Il governo intende realizzare una riforma del Titolo V della Costituzione relativo alle competenze di Stato e Regioni. L’obiettivo è eliminare le sovrapposizioni all’origine di diversi contenziosi di fronte alla Corte costituzionale. E’ quanto affermato mercoledì sera dal premier Mario Monti, in occasione della conferenza stampa a Palazzo Chigi al termine della seduta del Consiglio dei ministri. Ilsussidiario.net ha intervistato il professor Alessandro Mangia, docente di Diritto costituzionale all’Università Cattolica di Piacenza.
Professor Mangia, condivide la proposta di modificare il Titolo V?
La mia prima reazione, se devo essere franco, è “oddio, ancora!”. Ancora discorsi sulla riforma delle Regioni e sulle competenze …
Il problema delle contrapposizioni sulle competenze esiste realmente?
Più che altro esiste un enorme interrogativo: che cosa fanno e a che cosa servono oggi le Regioni? Soprattutto in un momento di polemica accesa, come quella di questi giorni, in seguito allo scandalo Fiorito. Per non citare l’inchiesta sul presidente della Regione Emilia-Romagna, Vasco Errani, e le vicende relative alla Lombardia.
Che cosa sta avvenendo?
In questo momento all’ordine del giorno c’è la delegittimazione delle classi politiche che reggono le amministrazioni locali. Il problema più complessivo è la qualità della nostra classe politica. Dopo che nel 1992 è stata completamente distrutta, oggi è venuto il momento in cui i nodi vengono al pettine.
Si riferisce a Tangentopoli?
Sì, e oggi mi sembra di assistere a un film già visto allora. Anche nel 1992, come oggi, era in corso una crisi finanziaria indotta dall’esterno e connessa al debito pubblico. E’ lì che è iniziato lo smantellamento della classe politica e la costruzione di un diverso sistema dei partiti. E’ naturale che in queste fasi tutto si accentri sulla corruzione e sulle spese. Se siamo nell’attuale situazione, i motivi risalgono a 20 anni fa.
Qual è l’importanze delle Regioni per il tessuto economico del nostro Paese?

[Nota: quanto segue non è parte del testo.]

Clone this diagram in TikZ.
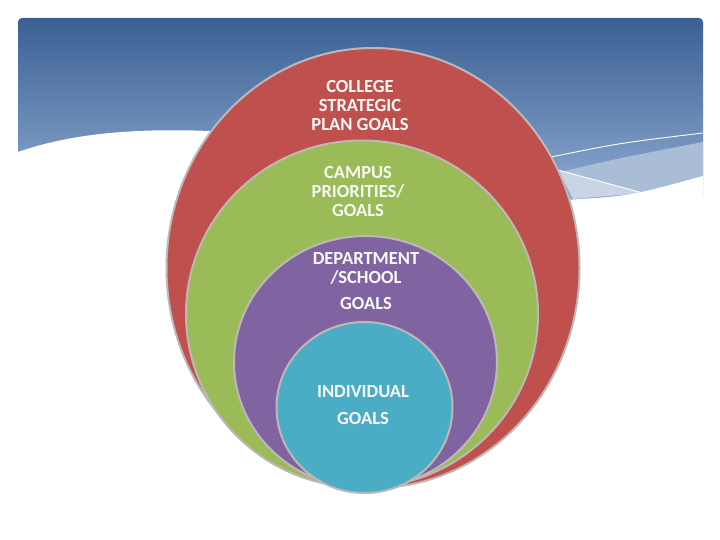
\documentclass[tikz,border=0pt]{standalone}
\usepackage{fontspec}
\setmainfont{Carlito}
\usetikzlibrary{shapes.geometric}
\definecolor{bannertop}{HTML}{3B6094}
\definecolor{bannerbot}{HTML}{8DAAD0}
\definecolor{bandlight}{HTML}{A9BDD7}
\definecolor{bandpale}{HTML}{C9D5E4}
\definecolor{cred}{HTML}{C0504D}
\definecolor{cgreen}{HTML}{9BBB59}
\definecolor{cpurple}{HTML}{8064A2}
\definecolor{ccyan}{HTML}{4BACC6}
\definecolor{rimgray}{HTML}{BDB7B7}
\definecolor{txtwhite}{HTML}{F8F8F4}
\tikzset{
  ring/.style={draw=rimgray, line width=2pt, ellipse, inner sep=0pt},
  lbl/.style={text=txtwhite, font=\fontsize{18.5}{19}\selectfont\bfseries, align=center, inner sep=0pt}
}
\begin{document}
\begin{tikzpicture}[x=1pt,y=-1pt]
\useasboundingbox (0,0) rectangle (720,540);
\fill[white] (0,0) rectangle (720,540);
% banner
\shade[top color=bannertop, bottom color=bannerbot, rounded corners=4pt] (18,18) rectangle (703,200);
\fill[white] (18,152) .. controls (70,134) and (130,128) .. (210,131) -- (210,215) -- (18,215) -- cycle;
\fill[bandlight] (560,172) .. controls (620,158) .. (703,142) -- (703,180) -- (640,194) -- cycle;
\fill[bandpale] (558,170) -- (643,193) -- (573,199) -- cycle;
\fill[white] (565,200) .. controls (630,196) .. (703,176) -- (703,215) -- (565,215) -- cycle;
\draw[white, line width=0.9pt] (551,157) .. controls (620,143) .. (703,133);
\draw[white, line width=0.9pt] (558,170) -- (643,193);
% circles
\node[ring, fill=cred, minimum width=413pt, minimum height=440pt] (red) at (373,268) {};
\node[ring, fill=cgreen, minimum width=352pt, minimum height=347pt] (green) at (362,314) {};
\node[ring, fill=cpurple, minimum width=263pt, minimum height=252pt] (purple) at (365.5,362) {};
\node[ring, fill=ccyan, minimum width=176pt, minimum height=171pt] (cyan) at (364.5,407.5) {};
% labels
\node[lbl] (t1) at (360,105) {COLLEGE\\STRATEGIC\\PLAN GOALS};
\node[lbl] (t2) at (358,191) {CAMPUS\\PRIORITIES/\\GOALS};
\node[lbl] (t3) at (366,281) {DEPARTMENT\\/SCHOOL\\[7pt]GOALS};
\node[lbl] (t4) at (363,405) {INDIVIDUAL\\[8pt]GOALS};
\end{tikzpicture}
\end{document}
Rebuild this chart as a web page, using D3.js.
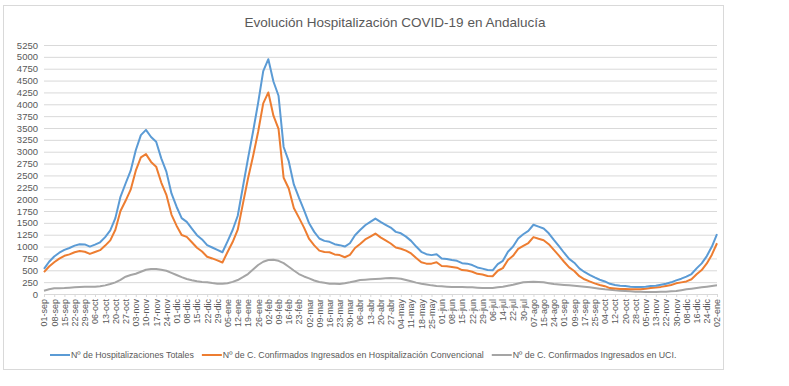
<!DOCTYPE html>
<html>
<head>
<meta charset="utf-8">
<script src="https://cdn.jsdelivr.net/npm/d3@7"></script>
<style>
  body { margin: 0; background: #fff; }
  svg text { font-family: "Liberation Sans", "DejaVu Sans", sans-serif; fill: #595959; }
</style>
</head>
<body>
<svg class="chart" width="789" height="386"></svg>
<script>
// ---- Data (one value every half label step) ----
const labels = ["01-sep","08-sep","15-sep","22-sep","29-sep","06-oct","13-oct","20-oct","27-oct",
  "03-nov","10-nov","17-nov","24-nov","01-dic","08-dic","15-dic","22-dic","29-dic","05-ene","12-ene",
  "19-ene","26-ene","02-feb","09-feb","16-feb","23-feb","02-mar","09-mar","16-mar","23-mar","30-mar",
  "06-abr","13-abr","20-abr","27-abr","04-may","11-may","18-may","25-may","01-jun","08-jun","15-jun",
  "22-jun","29-jun","06-jul","14-jul","22-jul","30-jul","07-ago","15-ago","24-ago","01-sep","09-sep",
  "17-sep","25-sep","04-oct","12-oct","20-oct","28-oct","05-nov","13-nov","22-nov","30-nov","08-dic",
  "16-dic","24-dic","02-ene"];

const totales = [530,680,790,870,930,970,1020,1050,1045,1000,1040,1090,1200,1340,1600,2050,2330,2600,
  3030,3350,3460,3310,3210,2860,2580,2120,1840,1600,1520,1380,1240,1150,1030,980,930,880,1110,1350,
  1650,2250,2850,3420,4030,4700,4950,4480,4180,3100,2800,2310,2030,1770,1490,1310,1170,1120,1100,1050,
  1030,1000,1070,1240,1350,1450,1520,1590,1520,1460,1400,1310,1280,1210,1120,1000,890,840,820,840,750,
  740,715,700,650,640,610,560,535,505,500,630,700,890,1000,1170,1260,1330,1460,1420,1380,1280,1140,
  1010,870,740,660,540,465,405,350,300,265,215,190,175,168,155,147,147,154,168,175,197,218,246,288,
  323,365,421,540,646,800,1000,1260];

const convencional = [460,580,670,745,805,835,880,905,890,845,885,925,1020,1130,1355,1750,1965,2200,
  2600,2880,2950,2785,2685,2350,2090,1675,1440,1245,1205,1090,975,895,785,750,710,665,885,1095,1355,
  1895,2430,2905,3420,4020,4250,3760,3480,2450,2225,1815,1610,1400,1160,1025,915,885,880,835,820,775,
  825,970,1055,1150,1210,1275,1195,1130,1065,980,955,915,855,760,670,640,640,670,590,585,570,555,505,
  495,470,425,410,380,375,490,545,715,805,950,1015,1075,1200,1165,1135,1050,930,810,680,560,485,375,
  310,265,225,190,165,125,115,105,105,100,100,100,110,125,135,150,170,190,225,245,265,310,415,505,645,
  830,1070];

const uci = [70,100,119,123,126,133,140,147,154,154,154,165,182,210,246,300,365,400,428,470,512,525,527,
  510,491,445,400,355,316,290,267,255,246,230,218,215,225,255,295,355,421,515,611,680,716,720,700,650,
  575,495,421,370,330,285,253,235,218,214,211,225,246,270,295,302,309,316,323,330,337,330,323,295,267,
  240,218,200,182,170,161,154,147,147,147,143,140,133,126,126,126,140,154,175,197,222,246,253,260,253,
  246,228,211,200,190,182,175,165,154,140,126,112,98,88,77,70,63,56,49,45,42,42,42,45,49,56,63,80,98,
  112,126,140,154,168,183];

const yTicks = d3.range(0, 5251, 250);

const series = [
  {name: "Nº de Hospitalizaciones Totales", values: totales, color: "#5b9bd5"},
  {name: "Nº de C. Confirmados Ingresados en Hospitalización Convencional", values: convencional, color: "#ed7d31"},
  {name: "Nº de C. Confirmados Ingresados en UCI.", values: uci, color: "#a5a5a5"}
];

// ---- Layout ----
const svg = d3.select("svg.chart");
const plot = {left: 44, right: 717, top: 45, bottom: 294};

// chart frame
svg.append("rect")
  .attr("x", 3.5).attr("y", 5.5)
  .attr("width", 720).attr("height", 364)
  .attr("fill", "#fff")
  .attr("stroke", "#d9d9d9");

svg.append("text")
  .attr("x", 395).attr("y", 27)
  .attr("text-anchor", "middle")
  .style("font-size", "13.5px")
  .text("Evolución Hospitalización COVID-19 en Andalucía");

const x = d3.scaleLinear().domain([0, labels.length - 1]).range([plot.left, plot.right]);
const y = d3.scaleLinear().domain([0, 5250]).range([plot.bottom, plot.top]);

// gridlines + y labels
const yAxis = d3.axisLeft(y)
  .tickValues(yTicks)
  .tickFormat(d3.format("d"))
  .tickSize(-(plot.right - plot.left))
  .tickPadding(6);
svg.append("g")
  .attr("transform", `translate(${plot.left},0)`)
  .call(yAxis)
  .call(g => g.select(".domain").remove())
  .call(g => g.selectAll("line").attr("stroke", "#d9d9d9"))
  .call(g => g.selectAll("text").style("font-size", "9.5px").attr("fill", "#595959"));

// x axis: category labels
const xAxis = d3.axisBottom(x)
  .tickValues(d3.range(labels.length))
  .tickFormat(i => labels[i])
  .tickSize(3);
svg.append("g")
  .attr("transform", `translate(0,${plot.bottom})`)
  .call(xAxis)
  .call(g => g.select(".domain").attr("stroke", "#d9d9d9"))
  .call(g => g.selectAll("line").attr("stroke", "#d9d9d9"))
  .call(g => g.selectAll("text")
    .style("font-size", "9px")
    .attr("fill", "#595959")
    .attr("text-anchor", "end")
    .attr("transform", "rotate(-90)")
    .attr("x", -5).attr("y", 0).attr("dy", "0.32em"));

// lines
const line = d3.line()
  .x((d, i) => x(i / 2))
  .y(d => y(d));

svg.append("g").selectAll("path")
  .data(series.slice().reverse())
  .join("path")
  .attr("d", d => line(d.values))
  .attr("fill", "none")
  .attr("stroke", d => d.color)
  .attr("stroke-width", 2)
  .attr("stroke-linejoin", "round");

// legend, centred under the plot
const legend = svg.append("g");
let lx = 0;
series.forEach(s => {
  const g = legend.append("g").attr("transform", `translate(${lx},0)`);
  g.append("line").attr("x1", 0).attr("x2", 20).attr("y1", 0).attr("y2", 0)
    .attr("stroke", s.color).attr("stroke-width", 2);
  const t = g.append("text").attr("x", 21).attr("y", 0).attr("dy", "0.35em")
    .style("font-size", "8.8px").text(s.name);
  lx += 21 + t.node().getComputedTextLength() + 8;
});
const lw = lx - 8;
legend.attr("transform", `translate(${Math.round(363 - lw / 2)},355)`);
</script>
</body>
</html>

Per rispondere alla crisi economica le Regioni non hanno fatto nulla, anche perché non avevano soldi da spendere. Ovviamente la situazione non è uguale ovunque. In una parte del territorio nazionale le Regioni funzionano perché è presente una classe politica o amministrativa di una certa qualità. In altri casi le Regioni sono soltanto dei pozzi senza fondo.
Sono soltanto una fonte di sprechi, come sostiene qualcuno?
Per quanto riguarda le competenze delle Regioni ci troviamo in una situazione paradossale. Intanto abbiamo a che fare con una riforma affrettata e malfatta, come è stata quella relativa al Titolo V della Costituzione. Almeno l’80% dei bilanci di ogni Regione è impegnato dai costi della sanità. Che bisogno c’è dunque di tutto quell’apparato di autonomia politica e garanzie? Le Regioni sono state ridotte ai Consigli regionali e le giunte a strutture politiche che di politico hanno solo la gestione della sanità …
Allora ha ragione Monti a proporre una riforma …
Purtroppo per cambiare la realtà del nostro Paese non basta modificare la Costituzione realizzando una mera operazione di facciata. Anche perché la situazione è tale che non vale neanche la pena metterci mano.
Qual è quindi la sua proposta?
Avviare una riflessione sulla qualità delle classi politiche locali. E’ questo il vero problema, modificare la Costituzione non aiuterebbe a risolverlo. E il motivo è che esiste una grande differenza tra quanto afferma il testo del 1948 e ciò che viene realizzato oggi sulla sua base. Non si può chiedere alla Costituzione di compiere ciò che dovrebbe fare la politica, in quanto si tratta di due cose diverse.
E’ un discorso alla Beppe Grillo …
Niente affatto. Si badi bene, io non voglio colpevolizzare la politica in quanto tale, né associarmi alla spaventosa operazione di delegittimazione cui stiamo assistendo oggi. La responsabilità è la situazione che si è creata nel 1992 e che ci ha consegnato questa classe politica.
Perché prendercela con Tangentopoli, quando è la Costituzione a riconoscere un’autonomia assoluta alla magistratura?
Gli eventi del ’92 non sono stati legati all’operato di una magistratura che è andata per conto suo, ma allo smantellamento di un sistema di partiti che si preoccupava di creare personale politico, di educarlo, di farlo arrivare in Parlamento solo dopo una lunga esperienza in Comuni, Province e Regioni. Tutto questo da 20 anni non si fa più.